:: Supplied records
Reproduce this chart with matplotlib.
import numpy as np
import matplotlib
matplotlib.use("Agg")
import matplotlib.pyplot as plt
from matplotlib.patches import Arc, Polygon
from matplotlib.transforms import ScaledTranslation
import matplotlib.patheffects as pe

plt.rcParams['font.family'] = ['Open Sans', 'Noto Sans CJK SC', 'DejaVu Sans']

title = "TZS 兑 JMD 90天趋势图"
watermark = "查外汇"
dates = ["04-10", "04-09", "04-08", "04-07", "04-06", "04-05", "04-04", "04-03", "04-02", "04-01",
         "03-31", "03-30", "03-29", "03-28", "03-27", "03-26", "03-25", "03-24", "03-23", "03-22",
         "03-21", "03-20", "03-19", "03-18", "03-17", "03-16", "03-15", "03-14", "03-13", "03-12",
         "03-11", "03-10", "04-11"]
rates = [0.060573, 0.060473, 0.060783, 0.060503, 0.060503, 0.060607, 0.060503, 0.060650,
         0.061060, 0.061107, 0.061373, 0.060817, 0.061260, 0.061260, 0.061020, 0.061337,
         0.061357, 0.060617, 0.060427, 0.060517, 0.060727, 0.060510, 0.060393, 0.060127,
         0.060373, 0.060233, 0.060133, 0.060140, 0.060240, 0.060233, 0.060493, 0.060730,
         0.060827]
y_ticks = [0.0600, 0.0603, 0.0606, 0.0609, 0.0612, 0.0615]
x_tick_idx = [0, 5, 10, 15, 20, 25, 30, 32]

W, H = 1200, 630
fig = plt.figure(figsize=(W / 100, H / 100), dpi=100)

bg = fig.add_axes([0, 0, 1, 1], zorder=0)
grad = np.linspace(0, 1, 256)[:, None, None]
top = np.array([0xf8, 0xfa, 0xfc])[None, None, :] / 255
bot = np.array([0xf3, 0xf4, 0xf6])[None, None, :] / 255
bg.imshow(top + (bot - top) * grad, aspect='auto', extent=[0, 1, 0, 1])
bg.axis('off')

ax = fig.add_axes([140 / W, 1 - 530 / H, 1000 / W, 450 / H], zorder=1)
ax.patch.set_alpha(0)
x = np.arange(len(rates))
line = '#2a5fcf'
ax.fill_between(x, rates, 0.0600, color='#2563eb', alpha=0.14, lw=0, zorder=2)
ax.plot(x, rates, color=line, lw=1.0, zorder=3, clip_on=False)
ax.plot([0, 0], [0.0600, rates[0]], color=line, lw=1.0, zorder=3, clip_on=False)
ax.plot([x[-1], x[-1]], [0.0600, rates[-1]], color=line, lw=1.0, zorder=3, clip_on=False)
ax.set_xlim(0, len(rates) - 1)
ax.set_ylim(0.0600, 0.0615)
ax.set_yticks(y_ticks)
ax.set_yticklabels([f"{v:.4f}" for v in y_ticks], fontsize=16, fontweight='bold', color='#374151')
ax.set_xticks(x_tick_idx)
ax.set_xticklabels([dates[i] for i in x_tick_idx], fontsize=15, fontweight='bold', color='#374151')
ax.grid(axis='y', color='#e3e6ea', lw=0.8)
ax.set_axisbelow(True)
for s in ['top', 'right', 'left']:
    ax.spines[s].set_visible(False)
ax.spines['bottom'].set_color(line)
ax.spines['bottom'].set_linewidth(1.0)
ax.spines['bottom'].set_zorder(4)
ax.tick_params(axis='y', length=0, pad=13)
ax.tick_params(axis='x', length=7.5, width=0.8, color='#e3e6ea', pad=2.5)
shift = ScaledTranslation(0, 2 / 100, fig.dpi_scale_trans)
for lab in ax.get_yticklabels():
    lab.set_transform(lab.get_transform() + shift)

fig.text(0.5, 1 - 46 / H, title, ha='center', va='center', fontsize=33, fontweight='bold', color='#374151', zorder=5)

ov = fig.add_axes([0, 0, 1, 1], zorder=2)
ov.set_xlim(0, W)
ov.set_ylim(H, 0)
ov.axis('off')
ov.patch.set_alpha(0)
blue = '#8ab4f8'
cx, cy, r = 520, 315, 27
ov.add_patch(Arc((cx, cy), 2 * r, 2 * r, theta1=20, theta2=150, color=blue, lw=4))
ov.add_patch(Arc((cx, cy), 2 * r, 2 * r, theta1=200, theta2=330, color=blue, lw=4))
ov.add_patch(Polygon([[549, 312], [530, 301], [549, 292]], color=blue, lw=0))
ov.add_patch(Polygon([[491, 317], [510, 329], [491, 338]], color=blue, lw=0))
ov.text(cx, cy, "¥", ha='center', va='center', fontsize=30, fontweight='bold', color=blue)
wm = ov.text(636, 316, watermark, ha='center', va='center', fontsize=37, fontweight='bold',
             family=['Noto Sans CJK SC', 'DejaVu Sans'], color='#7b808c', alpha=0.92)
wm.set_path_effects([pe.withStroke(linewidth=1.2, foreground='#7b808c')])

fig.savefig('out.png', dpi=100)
::::
:: Supplied records
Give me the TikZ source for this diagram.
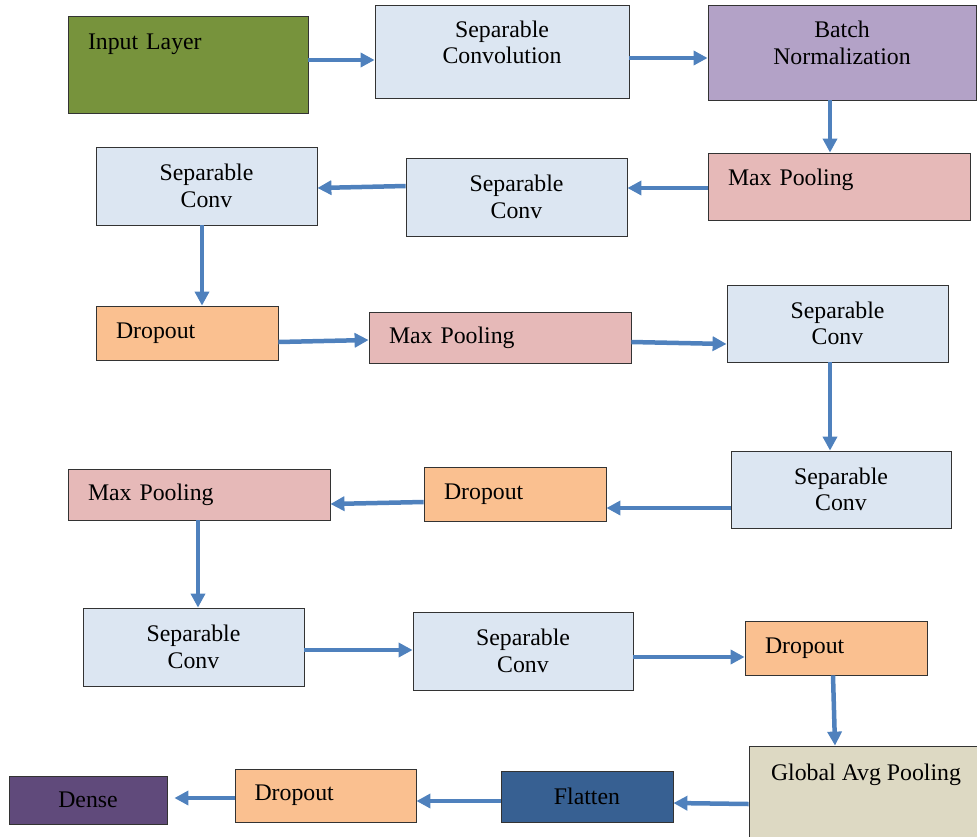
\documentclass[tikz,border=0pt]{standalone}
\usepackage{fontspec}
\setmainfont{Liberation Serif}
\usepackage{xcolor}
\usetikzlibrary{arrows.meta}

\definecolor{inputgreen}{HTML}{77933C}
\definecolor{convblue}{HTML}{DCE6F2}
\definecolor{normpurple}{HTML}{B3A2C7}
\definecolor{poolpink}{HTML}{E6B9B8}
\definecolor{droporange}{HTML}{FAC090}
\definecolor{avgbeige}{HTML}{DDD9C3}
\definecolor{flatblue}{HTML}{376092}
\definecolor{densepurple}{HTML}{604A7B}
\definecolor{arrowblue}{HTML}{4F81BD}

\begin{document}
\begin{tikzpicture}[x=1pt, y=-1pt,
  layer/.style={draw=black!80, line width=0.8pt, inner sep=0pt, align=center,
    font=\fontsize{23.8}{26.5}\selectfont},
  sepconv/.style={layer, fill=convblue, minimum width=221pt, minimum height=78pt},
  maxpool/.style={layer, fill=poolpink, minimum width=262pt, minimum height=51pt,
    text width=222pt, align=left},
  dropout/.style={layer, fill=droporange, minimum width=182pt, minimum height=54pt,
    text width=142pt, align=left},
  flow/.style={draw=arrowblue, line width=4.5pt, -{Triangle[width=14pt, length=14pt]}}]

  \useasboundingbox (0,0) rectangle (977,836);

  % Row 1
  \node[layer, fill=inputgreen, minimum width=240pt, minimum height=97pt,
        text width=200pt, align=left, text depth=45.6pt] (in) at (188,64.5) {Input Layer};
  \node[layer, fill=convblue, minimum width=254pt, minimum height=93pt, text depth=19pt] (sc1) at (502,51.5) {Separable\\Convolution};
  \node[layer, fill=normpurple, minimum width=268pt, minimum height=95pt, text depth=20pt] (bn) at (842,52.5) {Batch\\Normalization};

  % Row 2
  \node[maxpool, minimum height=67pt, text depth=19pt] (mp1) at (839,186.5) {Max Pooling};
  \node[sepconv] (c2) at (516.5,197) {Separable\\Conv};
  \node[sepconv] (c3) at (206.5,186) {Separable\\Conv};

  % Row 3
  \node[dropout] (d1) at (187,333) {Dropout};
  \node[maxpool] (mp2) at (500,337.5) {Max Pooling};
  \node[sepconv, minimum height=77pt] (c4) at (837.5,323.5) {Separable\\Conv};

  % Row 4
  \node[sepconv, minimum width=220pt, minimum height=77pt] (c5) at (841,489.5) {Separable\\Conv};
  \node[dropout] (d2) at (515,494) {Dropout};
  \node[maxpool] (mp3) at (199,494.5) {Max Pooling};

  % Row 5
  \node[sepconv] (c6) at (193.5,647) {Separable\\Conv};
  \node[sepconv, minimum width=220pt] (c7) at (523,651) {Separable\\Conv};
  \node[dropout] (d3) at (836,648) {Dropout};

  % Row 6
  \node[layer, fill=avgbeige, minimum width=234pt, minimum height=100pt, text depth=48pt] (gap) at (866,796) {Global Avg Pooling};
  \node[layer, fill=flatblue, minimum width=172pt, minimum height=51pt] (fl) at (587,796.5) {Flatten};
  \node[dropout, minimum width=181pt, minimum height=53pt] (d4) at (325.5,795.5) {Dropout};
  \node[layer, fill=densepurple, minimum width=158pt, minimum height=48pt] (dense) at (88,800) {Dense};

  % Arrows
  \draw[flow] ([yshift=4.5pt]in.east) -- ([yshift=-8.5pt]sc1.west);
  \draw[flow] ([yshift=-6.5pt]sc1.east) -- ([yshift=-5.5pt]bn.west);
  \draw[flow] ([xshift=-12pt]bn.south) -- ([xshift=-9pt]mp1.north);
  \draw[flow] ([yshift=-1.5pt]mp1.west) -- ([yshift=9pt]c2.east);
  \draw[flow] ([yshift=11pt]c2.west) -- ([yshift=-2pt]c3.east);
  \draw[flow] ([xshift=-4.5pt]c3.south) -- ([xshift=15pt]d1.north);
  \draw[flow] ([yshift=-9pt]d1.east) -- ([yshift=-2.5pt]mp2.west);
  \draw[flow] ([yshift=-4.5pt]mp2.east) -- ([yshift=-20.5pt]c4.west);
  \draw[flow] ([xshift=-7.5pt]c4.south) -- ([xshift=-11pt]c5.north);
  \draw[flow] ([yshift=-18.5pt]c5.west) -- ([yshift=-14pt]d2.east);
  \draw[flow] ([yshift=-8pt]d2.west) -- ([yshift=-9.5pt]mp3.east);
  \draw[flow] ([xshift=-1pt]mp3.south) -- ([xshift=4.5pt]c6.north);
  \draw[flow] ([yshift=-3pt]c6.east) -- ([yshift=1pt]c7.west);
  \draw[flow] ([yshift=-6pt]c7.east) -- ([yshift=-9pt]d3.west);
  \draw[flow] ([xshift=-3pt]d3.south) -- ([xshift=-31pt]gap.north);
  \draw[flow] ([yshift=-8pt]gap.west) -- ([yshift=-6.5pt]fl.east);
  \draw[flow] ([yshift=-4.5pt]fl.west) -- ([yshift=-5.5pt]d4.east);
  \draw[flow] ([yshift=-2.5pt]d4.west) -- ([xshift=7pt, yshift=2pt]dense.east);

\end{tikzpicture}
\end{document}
::::
*Exercise details:* Copy out precisely the lines from the line with "Reproduce this chart with matplotlib." to the line with "plt.rcParams['font.family'] = ['Open" in the material above, including those two lines and omitting all the rest.

*The completed task:*
Reproduce this chart with matplotlib.
import numpy as np
import matplotlib
matplotlib.use("Agg")
import matplotlib.pyplot as plt
from matplotlib.patches import Arc, Polygon
from matplotlib.transforms import ScaledTranslation
import matplotlib.patheffects as pe

plt.rcParams['font.family'] = ['Open Sans', 'Noto Sans CJK SC', 'DejaVu Sans']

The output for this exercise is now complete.